Further, once trained and on the road, if the stories are accurate, during circus season the elephants spend most of their time confined in a sort of solitary confinement in box cars as they are transported from city to city. They are for extended periods outside any environment resembling their native one, deprived of their social context, and bored almost literally out of their minds. Sometimes this results in severe antisocial behavior by the animal.

Much as I like watching them perform, I became convinced that the life of the circus, which is weird even for the humans who voluntarily choose it or do it because they are part of circus families, is cruel when forced on animals who have no choice in the matter.

As a raiser of livestock myself, I long ago accepted the idea that it is justifiable to raise animals to serve human purposes. In that regard, perhaps I have failed as a post-humanist. But I only found it justifiable if the animals were raised in a way that allows them to express their social instincts, create social structures, and engage in activities they choose. That is, I would only raise them in what I consider a “humane” environment. Take, for example, our turkeys. The safe, cushy and ultimately happily social environment we provide on our farm is one we think the turkeys thoroughly enjoy. If I were a turkey, I think it would be a reasonable life to live, as opposed to a life of scarcity and danger in the wild. Even if it meant I would face certain death in my prime for the Thanksgiving table.

I think it’s also acceptable to confine wild animals like elephants, if it is done in zoos that provide a natural environment mirroring their life in the wild, and a social life appropriate to their species. That, to me, is humane. The Ringling Brothers circus model is not.

If it is acceptable to confine animals, is it also acceptable to train them to do our bidding? Here, too, I would say yes, but again only providing we do it humanely. One aspect of humaneness our own society has embraced is that training through physical punishment is inhumane and training through reward is preferred. That was not the case until recently. Peter has told me of his being whacked hard across the palm of his hand by a teacher wielding a large bamboo cane as a five year old in Cardiff, Wales. His crime was being late to school, even though his tardiness was caused by being up all night in a German bombing attack. Similarly, in Hebrew school in London in the early 1960s I was rapped on the knuckles with a ruler for mistakes in translation. As a sign of the change that was on the horizon, this so offended my parents’ American sensibilities, which had been transformed by the ethos of Dr. Spock, that they took me out of Hebrew school and arranged private tutoring for my bar mitzvah. By the time my generation had become adults, it seemed to have become broadly accepted that corporal punishment of children is inhumane.

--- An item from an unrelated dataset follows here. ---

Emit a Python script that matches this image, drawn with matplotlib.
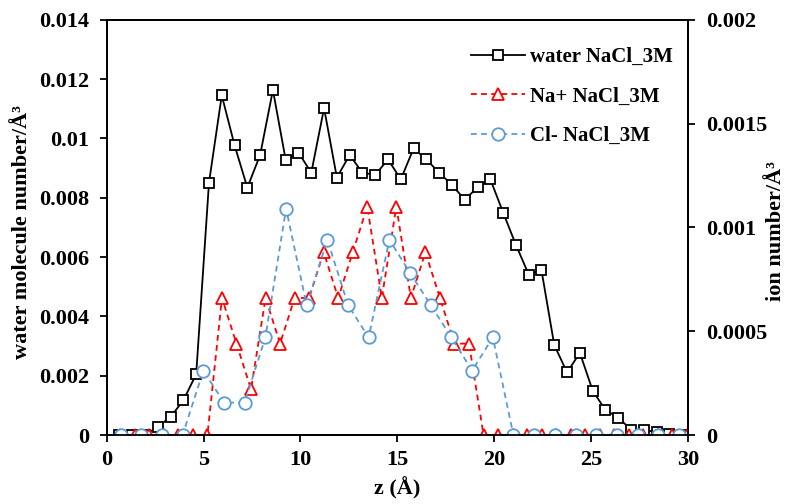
import matplotlib
matplotlib.use("Agg")
import matplotlib.pyplot as plt

plt.rcParams["font.family"] = ["Liberation Serif", "DejaVu Serif"]
plt.rcParams["font.weight"] = "bold"
plt.rcParams["font.size"] = 16

# Water density profile (left axis)
water_z = [0.66, 1.32, 1.98, 2.64, 3.30, 3.96, 4.62, 5.28, 5.94, 6.60, 7.26, 7.92,
           8.58, 9.24, 9.90, 10.56, 11.22, 11.88, 12.54, 13.20, 13.86, 14.52, 15.18,
           15.84, 16.50, 17.16, 17.82, 18.48, 19.14, 19.80, 20.46, 21.12, 21.78, 22.44,
           23.10, 23.76, 24.42, 25.08, 25.74, 26.40, 27.06, 27.72, 28.38, 29.04, 29.70]
water = [0, 0, 0, 0.00028, 0.00061, 0.00117, 0.00205, 0.0085, 0.01145, 0.00977,
         0.00834, 0.00944, 0.01163, 0.00927, 0.00952, 0.00884, 0.01102, 0.00868,
         0.00944, 0.00884, 0.00877, 0.00929, 0.00862, 0.00966, 0.00929, 0.00884,
         0.00843, 0.00793, 0.00835, 0.00862, 0.0075, 0.00641, 0.00541, 0.00555,
         0.00303, 0.00211, 0.00277, 0.0015, 0.00084, 0.00059, 0.00018, 0.00016,
         0.00011, 0.00005, 0]

# Na+ profile (right axis)
na_z = [0.70, 1.45, 2.20, 2.95, 3.70, 4.45, 5.20, 5.95, 6.70, 7.45, 8.20, 8.95,
        9.70, 10.45, 11.20, 11.95, 12.70, 13.45, 14.20, 14.95, 15.70, 16.45, 17.20,
        17.95, 18.70, 19.45, 20.20, 20.95, 21.70, 22.45, 23.20, 23.95, 24.70, 25.45,
        26.20, 26.95, 27.70, 28.45, 29.20, 29.95]
na = [0, 0, 0, 0, 0, 0, 0, 0.00066, 0.00044, 0.00022, 0.00066, 0.00044, 0.00066,
      0.00066, 0.00088, 0.00066, 0.00088, 0.0011, 0.00066, 0.0011, 0.00066, 0.00088,
      0.00066, 0.00044, 0.00044, 0, 0, 0, 0, 0, 0, 0, 0, 0, 0, 0, 0, 0, 0, 0]

# Cl- profile (right axis)
cl_z = [0.72, 1.79, 2.85, 3.92, 4.99, 6.06, 7.12, 8.19, 9.26, 10.32, 11.39, 12.46,
        13.52, 14.59, 15.66, 16.73, 17.79, 18.86, 19.93, 20.99, 22.06, 23.13, 24.20,
        25.26, 26.33, 27.40, 28.46, 29.53]
cl = [0, 0, 0, 0, 0.00031, 0.000156, 0.000156, 0.00047, 0.00109, 0.000625, 0.00094,
      0.000625, 0.00047, 0.00094, 0.00078, 0.000625, 0.00047, 0.00031, 0.00047,
      0, 0, 0, 0, 0, 0, 0, 0, 0]

left_ticks = [0, 0.002, 0.004, 0.006, 0.008, 0.01, 0.012, 0.014]
left_labels = ["0", "0.002", "0.004", "0.006", "0.008", "0.01", "0.012", "0.014"]
right_ticks = [0, 0.0005, 0.001, 0.0015, 0.002]
right_labels = ["0", "0.0005", "0.001", "0.0015", "0.002"]

fig = plt.figure(figsize=(7.86, 5.04), dpi=100)
ax = fig.add_axes([0.1357, 0.1369, 0.7396, 0.824])
ax2 = ax.twinx()

dash = (0, (3.2, 2.4))
h1, = ax.plot(water_z, water, color="black", lw=1.3, marker="s", ms=7.5,
              mfc="white", mec="black", mew=1.3, label="water NaCl_3M")
h2, = ax2.plot(na_z, na, color="#FF0000", lw=1.3, ls=dash, marker="^", ms=8.5,
               mfc="white", mec="#FF0000", mew=1.3, label="Na+ NaCl_3M")
h3, = ax2.plot(cl_z, cl, color="#5B9BD5", lw=1.3, ls=dash, marker="o", ms=9,
               mfc="white", mec="#5B9BD5", mew=1.3, label="Cl- NaCl_3M")

ax.set_xlim(0, 30)
ax.set_ylim(0, 0.014)
ax2.set_ylim(0, 0.002)
ax.set_xticks([0, 5, 10, 15, 20, 25, 30])
ax.set_yticks(left_ticks)
ax.set_yticklabels(left_labels)
ax2.set_yticks(right_ticks)
ax2.set_yticklabels(right_labels)

for a in (ax, ax2):
    for s in a.spines.values():
        s.set_linewidth(1.3)
    a.tick_params(direction="out", length=5, width=1.3, labelsize=16)
ax.tick_params(axis="x", pad=6)
ax.tick_params(axis="y", pad=7.5)
ax2.tick_params(axis="y", pad=8)

ax.set_xlabel("z (Å)", fontsize=16, fontweight="bold", va="center")
ax.set_ylabel("water molecule number/Å³", fontsize=16, fontweight="bold", va="center")
ax2.set_ylabel("ion number/Å³", fontsize=16, fontweight="bold", va="center")
ax.xaxis.set_label_coords(0.5, -0.1276)
ax.yaxis.set_label_coords(-0.1448, 0.489)
ax2.yaxis.set_label_coords(1.1514, 0.49)

ax2.legend(handles=[h1, h2, h3], loc="upper left", bbox_to_anchor=(0.599, 0.907),
           bbox_transform=fig.transFigure, frameon=False, fontsize=15,
           handlelength=2.6, handletextpad=0.25, labelspacing=0.94, borderpad=0,
           borderaxespad=0)

fig.savefig("out.png", dpi=100)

Animal welfare groups have taken that understanding and applied it to our relations to the animal world. Even People for the Ethical Treatment of Animals (PETA), or at least its Indian branch, has endorsed a method of training elephants they call “protected contact’ based on positive reinforcement rather than punishment. I agree with PETA that if we are training animals it should be through methods that respect the animals’ psychological integrity and which avoid using pain as a method of persuasion. This is how our sheep have been trained in a twice a day ritual of performance and reward. When we enter the barn, they have learned to file out dutifully, but to wait outside the door because they know that once the barn is empty we will portion out a grain mix in their feed bowls and that they will be let back in for their treat.

I don’t want to suggest that we and PETA are entirely on the same page. PETA believes humans should not use or dominate animals at all, whereas a farm like ours presupposes that we can ethically raise animals for our own purposes even if the purpose is ultimately to eat them.

How we reconcile humane treatment with the ultimate fate of the animals is a thorny question worthy of a much longer discussion, but let me summarize. In part, we feel our eating of animals seems justified precisely because we are ourselves animals in a world predicated on a hierarchy of life forms, each devouring those either smaller or less clever than them. In part, too, it is because our standard farm livestock are largely a human creation, bred over centuries to serve particular human needs. Their existence is a legacy of our history on earth as a species. Were these animals not needed for their meat or fiber and, therefore, being raised as our dependent wards, they would simply not exist. Most of them would have no possibility of “natural” life in the wild; they would quickly be devoured by other species or die because they could not learn to find food themselves. They thrive and have purpose only because they are food; eating them, as we often point out when marketing our heritage breed turkeys, is ironically the way we ensure the continued survival of their species.

This is going to sound like a weirdly conservative perspective for me, but were our animals more “human,” they might resent their state of dependence. A recent legal case I was involved in highlighted for me how humans who live on the largesse of others may come to chafe at their state of dependence. They may start with “an attitude of gratitude” but these feelings metamorphose over time to resentment, as they come to perceive the generosity they have enjoyed as somehow an instrument of their oppression. Last week, Peter described a chorus of moos, oinks,baas and clucks as the animals agreed with his post-humanist acknowledgment that we all share the universe as creatures with consciousness. If the animals were resentful dependents, they might instead be sitting around grumbling about why we have the big house and they are stuck out in the barn. Thus Orwell’s fable, Animal Farm, in which the pigs lead a livestock revolution that ousts Farmer Brown.

Perhaps I’m grossly unperceptive, but I don’t think our livestock are grumbling. They are sentient and conscious, but their consciousness is not the same as ours and they do not seem to be aware of themselves as victims of their dependence. I get the sense that the sheep do their grain treat ritual happily and without resentment, as their coming back in is also the occasion for petting, nuzzling and mutual expressions of affection between us and them. It seems overall a mutually beneficial relationship, and a mutually respectful one. But maybe I, like Farmer Brown, am in for a nasty surprise.